Graves Urges Industry to Lead on Warming, Highway Issues

By Sean McNally, Senior Reporter
This story appears in the Oct. 29 print edition of Transport Topics.

ORLANDO, Fla. — American Trucking Associations President Bill Graves challenged industry leaders to move aggressively to lead the national debate on climate change, linking truck emission reductions to higher fuel consumption and the need for greater trucking productivity to alleviate congestion.
In his Oct. 22 State of the Industry speech to trucking executives at ATA’s Management Conference & Exhibition, Graves also pushed for a strong federal role in financing highway and infrastructure construction.
“Environmental issues, once on the back burner, are now front and center [in Washington],” Graves said. “As an industry, we have a unique opportunity to position ourselves as leaders in the climate-change debate.”
Graves told ATA’s leaders that trucking must “pick our battles” and that it was critical that they approve a sweeping list of environmental policies later in the meeting, to “ensure our collective voice is heard.”
“It is critically important that, by the conclusion of this MCE, the professional staff of ATA is equipped with clearly articulated environmental policy positions, so that we’re fully engaged in the ongoing debate on Capitol Hill and ensure our collective voice is heard.”
Graves said that recommendations of ATA’s sustainability task force, “will make great strides in reducing our fuel consumption and CO2 emissions.”
Later in the meeting, ATA en-dorsed a six-point plan aimed at reducing the carbon footprint of trucking and giving the federation a proactive stance on the issue of climate change (see story, p. 1).
Graves noted that the push on greenhouse emissions comes as trucking is undergoing significant changes to federal emission rules aimed at reducing smog and other pollutants.
“This challenge, of course, comes in the midst of the significant reductions being required by [the Environmental Protection Agency] in particulate matter and nitrogen oxide emissions,” he said, calling the emission reductions achieved by engine changes in 2002 and 2007 “one of the great environmental success stories of our time.”
“It’s a story that will continue to unfold in 2010, with the clean air benefits growing for years to come,” Graves said.
However, Graves admonished the federal government for several “counter-productive” objectives in the area of environmental regulation “on the one hand requiring cleaner emissions which challenge our ability to be fuel efficient, and on the other hand admonishing our industry for not being more fuel efficient and thereby contributing to greenhouse gas emissions.”
“The trucking industry is more than willing to do its environmental part but some degree of common sense and coordination in planning the steps toward progress would improve the chances for success and save the U.S. business community countless dollars,” Graves said. 
He later noted that renewable fuels, such as biodiesel, reduce greenhouse emissions by 78% but reduce the energy of fuel by 9%.
“With the cost of diesel and crude oil prices at historic levels, the last thing the trucking industry needs is a scenario that requires us to burn more fuel,” he said.
Graves also had sharp words for political leaders in Washington, chastising them for failing to do enough to maintain the country’s vital infrastructure.

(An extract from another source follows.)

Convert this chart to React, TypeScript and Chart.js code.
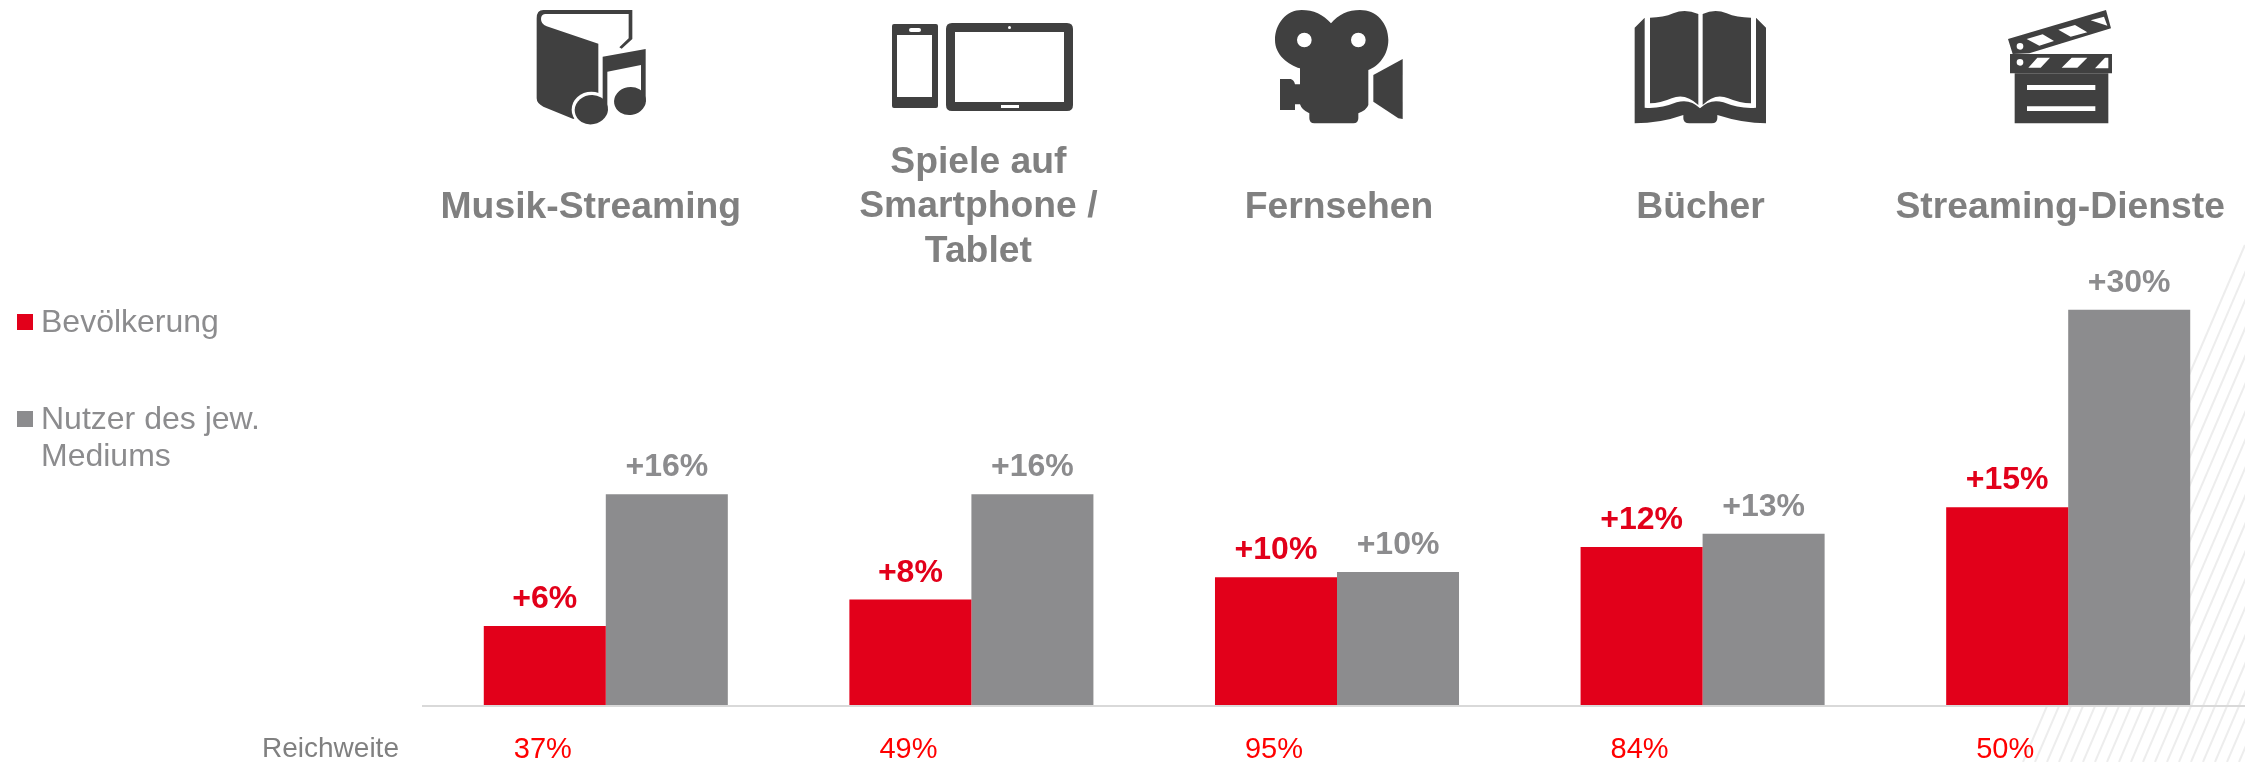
import React, { useEffect, useRef } from "react";
import { Chart, registerables } from "chart.js";

Chart.register(...registerables);

const categories = ["Musik-Streaming", "Spiele auf Smartphone / Tablet", "Fernsehen", "Bücher", "Streaming-Dienste"];
const categoryLines = [["Musik-Streaming"], ["Spiele auf", "Smartphone /", "Tablet"], ["Fernsehen"], ["Bücher"], ["Streaming-Dienste"]];
const bevoelkerung = [6, 8, 9.7, 12, 15];
const nutzer = [16, 16, 10.1, 13, 30];
const bevoelkerungLabels = ["+6%", "+8%", "+10%", "+12%", "+15%"];
const nutzerLabels = ["+16%", "+16%", "+10%", "+13%", "+30%"];
const reichweite = ["37%", "49%", "95%", "84%", "50%"];

const FONT = '"Liberation Sans", Arial, sans-serif';
const RED = "#E2001A";
const GRAY = "#8C8C8E";
const TEXT_GRAY = "#808080";
const TITLE_SHIFT = [-15, 7, 2, -2, -8];
const ICON = "#404040";

const decor = {
  id: "decor",
  beforeDraw(chart: any) {
    const { ctx } = chart;
    ctx.save();
    ctx.strokeStyle = "#EDEDED";
    ctx.lineWidth = 2;
    for (let x = 2023; x < 2300; x += 12) {
      ctx.beginPath();
      ctx.moveTo(x, 762);
      ctx.lineTo(x + 517 / 2.33, 245);
      ctx.stroke();
    }
    ctx.restore();
  },
  afterDraw(chart: any) {
    const { ctx } = chart;
    const xs = chart.scales.x;
    ctx.save();
    ctx.textBaseline = "alphabetic";
    // category headings
    ctx.font = `bold 37.3px ${FONT}`;
    ctx.fillStyle = TEXT_GRAY;
    ctx.textAlign = "center";
    categoryLines.forEach((lines, i) => {
      const cx = xs.getPixelForValue(i) + TITLE_SHIFT[i];
      const first = lines.length === 1 ? 218 : 173;
      lines.forEach((l, j) => ctx.fillText(l, cx, first + j * 44.4));
    });
    // value labels
    ctx.font = `bold 32px ${FONT}`;
    const sets = [
      { labels: bevoelkerungLabels, color: RED },
      { labels: nutzerLabels, color: GRAY },
    ];
    sets.forEach((s, d) => {
      ctx.fillStyle = s.color;
      chart.getDatasetMeta(d).data.forEach((bar: any, i: number) => {
        ctx.fillText(s.labels[i], bar.x, bar.y - 18);
      });
    });
    // row caption
    ctx.font = `28px ${FONT}`;
    ctx.fillStyle = TEXT_GRAY;
    ctx.textAlign = "left";
    ctx.fillText("Reichweite", 262, 757);
    // legend
    ctx.font = `32px ${FONT}`;
    ctx.fillStyle = RED;
    ctx.fillRect(17, 314, 16, 16);
    ctx.fillStyle = GRAY;
    ctx.fillRect(17, 411, 16, 16);
    ctx.fillStyle = "#8C8C8E";
    ctx.fillText("Bevölkerung", 41, 332);
    ctx.fillText("Nutzer des jew.", 41, 429);
    ctx.fillText("Mediums", 41, 466);
    ctx.restore();
  },
};

function Icon({ x, y, w, h, vb, children }: any) {
  return (
    <svg
      style={{ position: "absolute", left: x, top: y, width: w, height: h }}
      viewBox={vb}
      fill={ICON}
    >
      {children}
    </svg>
  );
}

export default function App() {
  const ref = useRef<HTMLCanvasElement>(null);
  useEffect(() => {
    const chart = new Chart(ref.current as HTMLCanvasElement, {
      type: "bar",
      data: {
        labels: categories,
        datasets: [
          { label: "Bevölkerung", data: bevoelkerung, backgroundColor: RED, borderWidth: 0 },
          { label: "Nutzer des jew. Mediums", data: nutzer, backgroundColor: GRAY, borderWidth: 0 },
        ],
      },
      options: {
        responsive: false,
        animation: false,
        devicePixelRatio: 1,
        layout: { padding: { left: 423, top: 178, right: 0, bottom: 0 } },
        datasets: { bar: { barPercentage: 1, categoryPercentage: 0.6675 } },
        plugins: { legend: { display: false }, tooltip: { enabled: false }, title: { display: false } },
        scales: {
          x: {
            grid: { display: false },
            border: { display: true, color: "#D9D9D9", width: 2 },
            afterFit: (s: any) => {
              s.height = 56;
            },
            ticks: {
              color: "#FF0000",
              font: { family: FONT, size: 29 },
              maxRotation: 0,
              autoSkip: false,
              padding: 19,
              labelOffset: -63,
              callback: (_v: any, i: number) => reichweite[i],
            },
          },
          y: { display: false, min: -0.076, max: 40 },
        },
      },
      plugins: [decor],
    } as any);
    return () => chart.destroy();
  }, []);

  return (
    <div style={{ position: "absolute", left: 0, top: 0, width: 2245, height: 762, overflow: "hidden", background: "#fff" }}>
      <canvas ref={ref} width={2251} height={762} style={{ display: "block" }} />
      <Icon x={530} y={5} w={125} h={125} vb="0 0 375 375">
        <path d="M40 15 L307 15 L307 102 L275 131 L268 127 L296 100 L296 27 L45 27 Q33 28 33 42 Q33 58 50 64 L205 116 L205 300 L130 342 L40 305 Q20 295 20 280 L20 40 Q20 15 40 15 Z" />
        <ellipse cx="184" cy="314" rx="59" ry="54" fill="#fff" />
        <path d="M218 155 L347 132 L347 290 L333 290 L333 180 L232 200 L232 315 L218 315 Z" />
        <ellipse cx="184" cy="314" rx="50" ry="44" transform="rotate(-10 184 314)" />
        <ellipse cx="300" cy="288" rx="48" ry="42" transform="rotate(-10 300 288)" />
      </Icon>
      <Icon x={880} y={10} w={200} h={110} vb="880 10 200 110">
        <path fillRule="evenodd" d="M894 24 L936 24 Q938 24 938 26 L938 106 Q938 108 936 108 L894 108 Q892 108 892 106 L892 26 Q892 24 894 24 Z M897 35 L897 97 L932 97 L932 35 Z M911 28 Q909 28 909 30 Q909 32 911 32 L919 32 Q921 32 921 30 Q921 28 919 28 Z" />
        <path fillRule="evenodd" d="M952 23 L1067 23 Q1073 23 1073 29 L1073 105 Q1073 111 1067 111 L952 111 Q946 111 946 105 L946 29 Q946 23 952 23 Z M955 32 L955 102 L1064 102 L1064 32 Z M1001 105 L1001 108 L1019 108 L1019 105 Z" />
        <circle cx="1009.5" cy="27.5" r="1.5" fill="#fff" />
      </Icon>
      <Icon x={1270} y={5} w={140} h={125} vb="0 0 420 375">
        <path fillRule="evenodd" d="M183 55 C205 28 235 15 270 15 C320 15 355 55 355 105 C355 150 325 185 295 195 L295 300 Q290 315 265 325 L265 340 Q265 355 250 355 L133 355 Q118 355 118 340 L118 325 Q95 315 90 298 L75 298 L75 315 L30 315 L30 222 L62 222 Q72 225 75 238 L90 238 L90 190 C55 180 15 150 15 105 C15 55 50 15 95 15 C130 15 160 28 183 55 Z M103 83 A22 22 0 1 0 103.01 127 A22 22 0 1 0 103 83 Z M265 83 A22 22 0 1 0 265.01 127 A22 22 0 1 0 265 83 Z" />
        <path d="M310 210 L398 162 L398 342 L385 340 L310 290 Z" />
      </Icon>
      <Icon x={1630} y={5} w={140} h={125} vb="0 0 420 375">
        <path d="M14 68 L44 38 L44 308 Q90 312 140 292 Q180 280 210 310 Q240 280 280 292 Q330 312 378 308 L378 38 L408 68 L408 355 Q340 355 262 330 L262 340 Q262 355 245 355 L178 355 Q160 355 160 340 L160 330 Q90 355 14 355 Z" />
        <path d="M60 38 Q100 38 130 25 Q165 10 205 27 L205 300 Q165 262 125 280 Q90 295 60 295 Z" />
        <path d="M218 27 Q255 10 290 25 Q320 38 363 38 L363 295 Q330 295 295 280 Q255 262 218 300 Z" />
      </Icon>
      <Icon x={2000} y={5} w={125} h={125} vb="0 0 375 375">
        <path fillRule="evenodd" d="M44 205 L325 205 L325 355 L44 355 Z M81 240 L81 255 L286 255 L286 240 Z M81 304 L81 318 L286 318 L286 304 Z" />
        <path fillRule="evenodd" d="M30 147 L336 147 L336 205 L30 205 Z M85 188 L122 188 L150 158 L112 158 Z M185 188 L232 188 L262 158 L215 158 Z M285 190 L325 190 L325 158 L315 158 Z M60 162 A10 10 0 1 0 60.01 182 A10 10 0 1 0 60 162 Z" />
        <path fillRule="evenodd" d="M24 102 L318 15 L333 70 L88 145 L38 147 Z M80 102 L118 122 L162 108 L128 88 Z M175 74 L212 95 L262 82 L225 60 Z M272 46 L322 62 L312 35 Z M60 114 A10 10 0 1 0 60.01 134 A10 10 0 1 0 60 114 Z" />
      </Icon>
    </div>
  );
}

“America has been living off of the vision and political courage of this nation’s ‘greatest generation’ for 50 years,” he said.
Graves said the collapse of the Interstate 35W in Minneapolis briefly drew attention to the country’s failing roads and highways, but he bemoaned the fact that “already Minneapolis has faded from the public consciousness and the tepid congressional response was, to be quite blunt, no response.”
ATA, Graves said, already has positioned itself to advocate additional spending on infrastructure, saying the federation has been “an early leader in advancing a visionary agenda necessary for America to maintain its global competitive advantage.”
“Our policy calls for investment in freight corridors, for added capacity to unclog major bottlenecks throughout the country, pilot programs that assess the safety and effectiveness of greater use of longer combination vehicles and raising the maximum weight limit to 97,000 pounds,” Graves said.
He added that advancing that agenda would require greater participation from ATA members in the political process.
“There are no easy solutions, and there are certainly no politically safe solutions,” he said. “The Highway Trust Fund, in its current state, cannot afford to maintain the system we have, let alone repair it.”
Graves said the nation was at a “crossroads,” in how it funds infrastructure, and the country could either renew a strong national program, coupled with increases in the federal fuel tax, or push the responsibility to individual states.
If the federal government pulls back from its transportation responsibilities, Graves warned that states would be likely to move forward with more tolling and privatization schemes to raise transportation dollars.
“States,” he said, “are already being enticed by the prospects of tolling and the windfalls from private investment firms” and, without federal involvement, states “have to look at other options.”
“The proposals on the table today, whether they’re called privatization, monetization or securitization, won’t be the last we see and we should expect proposals of this nature to continue as the debate over the 2009 highway reauthorization begins,” he said.